By Scott Keith

“My happiest hours are often spent with three or four old friends in old clothes tramping together and putting up in small pubs––or else sitting up till the small hours in someone’s college rooms, talking nonsense, poetry, theology, metaphysics over beer, tea, and pipes.”  –C. S. Lewis


As many of you may be aware from reading my previous posts, my lovely wife, Joy and I have been seeking a new pub/bar in Irvine. If you know anything about Irvine, California, you’ll know this has become an almost impossible task. But, this past Friday night we found Eureka, a new set of stools on which to enjoy a libation or two. Now, in truth, Eureka is not necessarily my kind of place. It is loud, trendy, full of hipsters, and people who have been of legal drinking age for two months, but think they know everything there is to know about the art of the drink. Nonetheless, I did have a wonderful experience at Eureka. As soon as my butt hit the stool a voice from the other side of the bar said: “Hey, aren’t you a professor at my college?” I replied: “Yes, I work and teach at the private Lutheran college up the road.” As it turns out this young man, Jason, is a student at our institution of higher learning, and he is quite bright and precocious.

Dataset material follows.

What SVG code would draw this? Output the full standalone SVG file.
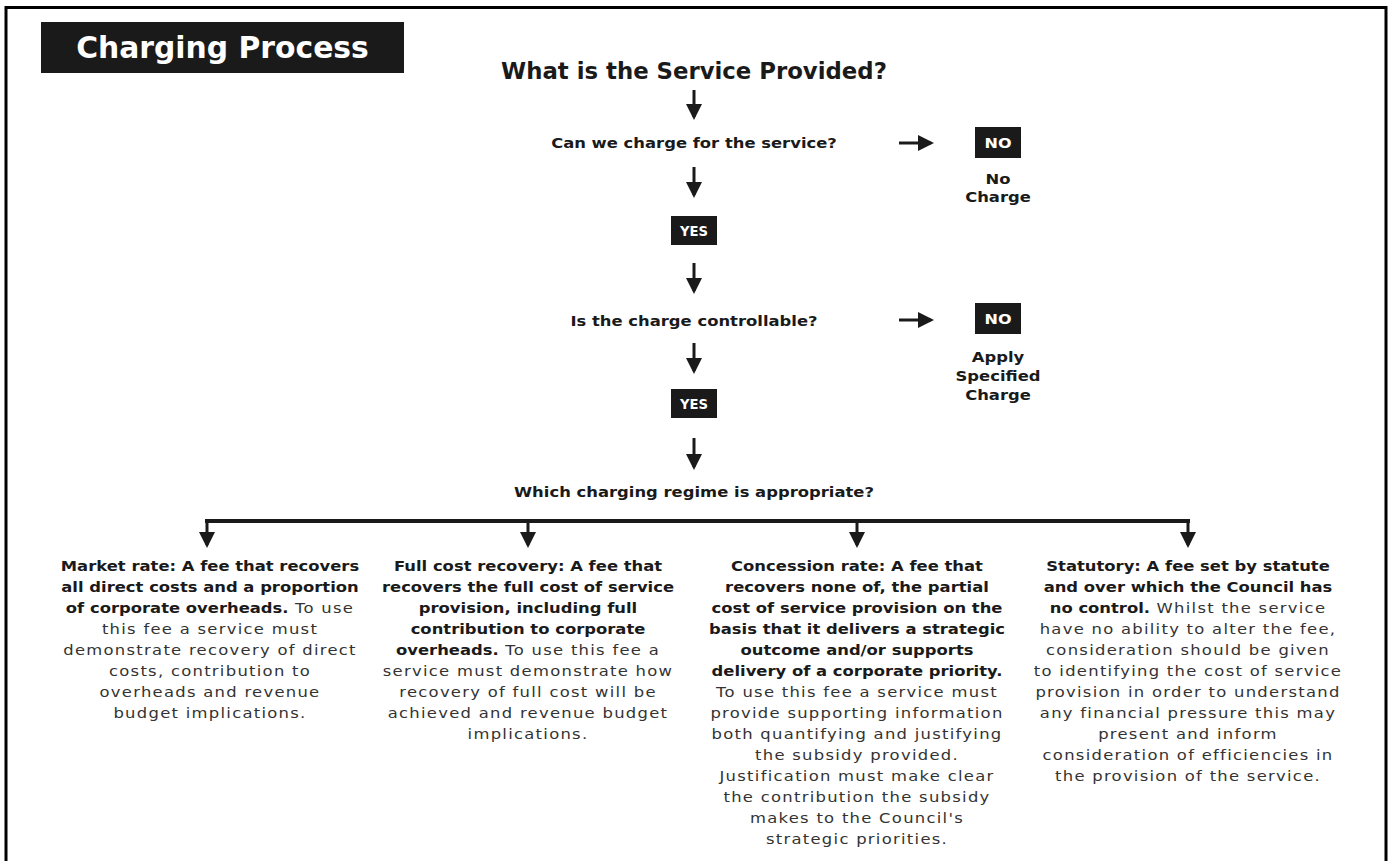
<svg xmlns="http://www.w3.org/2000/svg" width="1392" height="861" viewBox="0 0 1392 861">
<defs>
<marker id="ah" viewBox="0 0 16 16" refX="13" refY="8" markerWidth="16" markerHeight="16" markerUnits="userSpaceOnUse" orient="auto">
<path d="M0,0 L16,8 L0,16 Z" fill="#1a1a1a"/>
</marker>
</defs>
<style>
.t{font-family:"DejaVu Sans",sans-serif;font-size:13.5px;text-anchor:middle;fill:#1a1a1a}
.b{font-weight:bold}
.r{font-weight:normal;letter-spacing:1.05px;fill:#333}
.box{fill:#1a1a1a}
.bt{font-family:"DejaVu Sans",sans-serif;font-weight:bold;font-size:14.5px;fill:#fff;text-anchor:middle}
.ar{stroke:#1a1a1a;stroke-width:3;fill:none;marker-end:url(#ah)}
.bar{stroke:#1a1a1a;stroke-width:4;fill:none}
</style>
<rect width="1392" height="861" fill="#fff"/>
<path d="M6,861 V7.5 H1386 V861" fill="none" stroke="#000" stroke-width="3"/>

<g id="title">
<rect x="41" y="22" width="363" height="51" class="box"/>
<text x="222.5" y="58" font-family="DejaVu Sans, sans-serif" font-weight="bold" font-size="29.8" fill="#fff" text-anchor="middle">Charging Process</text>
</g>

<g id="q-service">
<text x="694" y="79" font-family="DejaVu Sans, sans-serif" font-weight="bold" font-size="22.8" fill="#1a1a1a" text-anchor="middle">What is the Service Provided?</text>
</g>

<g id="q-charge" transform="translate(694,148) scale(1.215,1)">
<text class="t b" x="0" y="0">Can we charge for the service?</text>
</g>

<g id="no-1">
<rect x="975" y="127" width="46" height="31" class="box"/>
<text class="bt" x="998" y="148" textLength="27" lengthAdjust="spacingAndGlyphs">NO</text>
</g>
<g id="no-charge" transform="translate(998,0) scale(1.215,1)">
<text class="t b" x="0" y="184">No</text>
<text class="t b" x="0" y="202">Charge</text>
</g>

<g id="yes-1">
<rect x="671" y="216" width="46" height="29" class="box"/>
<text class="bt" x="694" y="236" textLength="28" lengthAdjust="spacingAndGlyphs">YES</text>
</g>

<g id="q-control" transform="translate(694,326) scale(1.215,1)">
<text class="t b" x="0" y="0">Is the charge controllable?</text>
</g>

<g id="no-2">
<rect x="975" y="303" width="46" height="31" class="box"/>
<text class="bt" x="998" y="324" textLength="27" lengthAdjust="spacingAndGlyphs">NO</text>
</g>
<g id="apply-charge" transform="translate(998,0) scale(1.215,1)">
<text class="t b" x="0" y="362">Apply</text>
<text class="t b" x="0" y="381">Specified</text>
<text class="t b" x="0" y="400">Charge</text>
</g>

<g id="yes-2">
<rect x="671" y="389" width="46" height="29" class="box"/>
<text class="bt" x="694" y="409" textLength="28" lengthAdjust="spacingAndGlyphs">YES</text>
</g>

<g id="q-regime" transform="translate(694,497) scale(1.215,1)">
<text class="t b" x="0" y="0">Which charging regime is appropriate?</text>
</g>

<g id="connectors">
<line class="ar" x1="694" y1="90" x2="694" y2="117"/>
<line class="ar" x1="694" y1="167" x2="694" y2="195"/>
<line class="ar" x1="694" y1="263" x2="694" y2="291"/>
<line class="ar" x1="694" y1="343" x2="694" y2="371"/>
<line class="ar" x1="694" y1="438" x2="694" y2="467"/>
<line class="ar" x1="899" y1="143" x2="931" y2="143"/>
<line class="ar" x1="899" y1="320" x2="931" y2="320"/>
<path class="bar" d="M207,523 V521 H1188 V523"/>
<line class="ar" x1="207" y1="521" x2="207" y2="545"/>
<line class="ar" x1="528" y1="521" x2="528" y2="545"/>
<line class="ar" x1="857" y1="521" x2="857" y2="545"/>
<line class="ar" x1="1188" y1="521" x2="1188" y2="545"/>
</g>

<g id="col-market" transform="translate(210,0) scale(1.215,1)">
<text class="t" x="0" y="571"><tspan class="b">Market rate: A fee that recovers</tspan></text>
<text class="t" x="0" y="592"><tspan class="b">all direct costs and a proportion</tspan></text>
<text class="t" x="0" y="613"><tspan class="b">of corporate overheads.</tspan><tspan class="r"> To use</tspan></text>
<text class="t" x="0" y="634"><tspan class="r">this fee a service must</tspan></text>
<text class="t" x="0" y="655"><tspan class="r">demonstrate recovery of direct</tspan></text>
<text class="t" x="0" y="676"><tspan class="r">costs, contribution to</tspan></text>
<text class="t" x="0" y="697"><tspan class="r">overheads and revenue</tspan></text>
<text class="t" x="0" y="718"><tspan class="r">budget implications.</tspan></text>
</g>

<g id="col-full" transform="translate(528,0) scale(1.215,1)">
<text class="t" x="0" y="571"><tspan class="b">Full cost recovery: A fee that</tspan></text>
<text class="t" x="0" y="592"><tspan class="b">recovers the full cost of service</tspan></text>
<text class="t" x="0" y="613"><tspan class="b">provision, including full</tspan></text>
<text class="t" x="0" y="634"><tspan class="b">contribution to corporate</tspan></text>
<text class="t" x="0" y="655"><tspan class="b">overheads.</tspan><tspan class="r"> To use this fee a</tspan></text>
<text class="t" x="0" y="676"><tspan class="r">service must demonstrate how</tspan></text>
<text class="t" x="0" y="697"><tspan class="r">recovery of full cost will be</tspan></text>
<text class="t" x="0" y="718"><tspan class="r">achieved and revenue budget</tspan></text>
<text class="t" x="0" y="739"><tspan class="r">implications.</tspan></text>
</g>

<g id="col-concession" transform="translate(857,0) scale(1.215,1)">
<text class="t" x="0" y="571"><tspan class="b">Concession rate: A fee that</tspan></text>
<text class="t" x="0" y="592"><tspan class="b">recovers none of, the partial</tspan></text>
<text class="t" x="0" y="613"><tspan class="b">cost of service provision on the</tspan></text>
<text class="t" x="0" y="634"><tspan class="b">basis that it delivers a strategic</tspan></text>
<text class="t" x="0" y="655"><tspan class="b">outcome and/or supports</tspan></text>
<text class="t" x="0" y="676"><tspan class="b">delivery of a corporate priority.</tspan></text>
<text class="t" x="0" y="697"><tspan class="r">To use this fee a service must</tspan></text>
<text class="t" x="0" y="718"><tspan class="r">provide supporting information</tspan></text>
<text class="t" x="0" y="739"><tspan class="r">both quantifying and justifying</tspan></text>
<text class="t" x="0" y="760"><tspan class="r">the subsidy provided.</tspan></text>
<text class="t" x="0" y="781"><tspan class="r">Justification must make clear</tspan></text>
<text class="t" x="0" y="802"><tspan class="r">the contribution the subsidy</tspan></text>
<text class="t" x="0" y="823"><tspan class="r">makes to the Council's</tspan></text>
<text class="t" x="0" y="844"><tspan class="r">strategic priorities.</tspan></text>
</g>

<g id="col-statutory" transform="translate(1188,0) scale(1.215,1)">
<text class="t" x="0" y="571"><tspan class="b">Statutory: A fee set by statute</tspan></text>
<text class="t" x="0" y="592"><tspan class="b">and over which the Council has</tspan></text>
<text class="t" x="0" y="613"><tspan class="b">no control.</tspan><tspan class="r"> Whilst the service</tspan></text>
<text class="t" x="0" y="634"><tspan class="r">have no ability to alter the fee,</tspan></text>
<text class="t" x="0" y="655"><tspan class="r">consideration should be given</tspan></text>
<text class="t" x="0" y="676"><tspan class="r">to identifying the cost of service</tspan></text>
<text class="t" x="0" y="697"><tspan class="r">provision in order to understand</tspan></text>
<text class="t" x="0" y="718"><tspan class="r">any financial pressure this may</tspan></text>
<text class="t" x="0" y="739"><tspan class="r">present and inform</tspan></text>
<text class="t" x="0" y="760"><tspan class="r">consideration of efficiencies in</tspan></text>
<text class="t" x="0" y="781"><tspan class="r">the provision of the service.</tspan></text>
</g>
</svg>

Barntender Making a Cocktail Drink

Jason is a History and Political Thought major, who minors in Biology. In other words, he is very smart. Soon Jason and I were laughing together and discussing all manner of philosophy, science, history, mathematics, politics, and culture. We began by discussing the science in the new movie Interstellar, which is a must see. (Joel, are you going to write a review of this movie?) As we talked, I noticed something more. Jason is a great Bartender. This young man absolutely ran the bar. He knows beer, whiskey, and mixed drinks as though he has been a Bartender for 40 years. Better yet, he knows good conversation. Soon I asked him what he wanted to do when he finished his degree. To my surprise and enjoyment, he said: “I don’t know.” So, I asked why he was going to school. Jason replied with the answer I have been seeking for three years; he said: “To become educated.” All this he did over the Saturday night intense clamor and continued, with what looked like ease, to pour drinks, check I.D.’s, and help out his fellow bartenders who did a quarter of the work he was doing.

Jason went on to tell me that he loves being a bartender because he believes that after a few good drinks with friends whom, they themselves are interested in becoming better educated, is where most meaningful ideas originate. He is a young man. Most of the young men with whom I come into contact are interested in drinking purely for drunkenness sake. Rather, this young man believes that after a few drinks the everyday minutiae, which normally clutters our mind, breaks free. Then we can focus on true higher order ideas. To bolster his point, he cited the story wherein Francis Crick interrupted patrons’ lunchtime on 28 February 1953 at the Cambridge pub, The Eagle, to announce that he and James Watson had “discovered the secret of life” after they had worked out their proposal for the double helix structure of DNA on a napkin. Eureka! There he was right in front of me, hope.


Not only was this young man right in that the best ideas are worked out over a few drinks, but also, he knows his vocation. His sentiment about the drink is something that I have often considered, conversed about, and with which I imminently agree. I was immediately reminded of something I had just read from Bryan Berghoef commenting on his book Pub Theology. “Luther kick-started the Reformation over a few pints. The Church of England was started in the White Horse Tavern,” says Berghoef. Yes, he and Melanchthon did. But this young man too knows his vocation. He is a purveyor of drink and conversation, and he does both with the zeal of a true craftsman. So, although Eureka the bar is not necessarily my kind of place, Eureka the young man named Jason, is my kind of bartender. I will be back and will marvel at how well he does what God has called him to do: pour me a drink, garner my interest, and laugh with me. Cheers.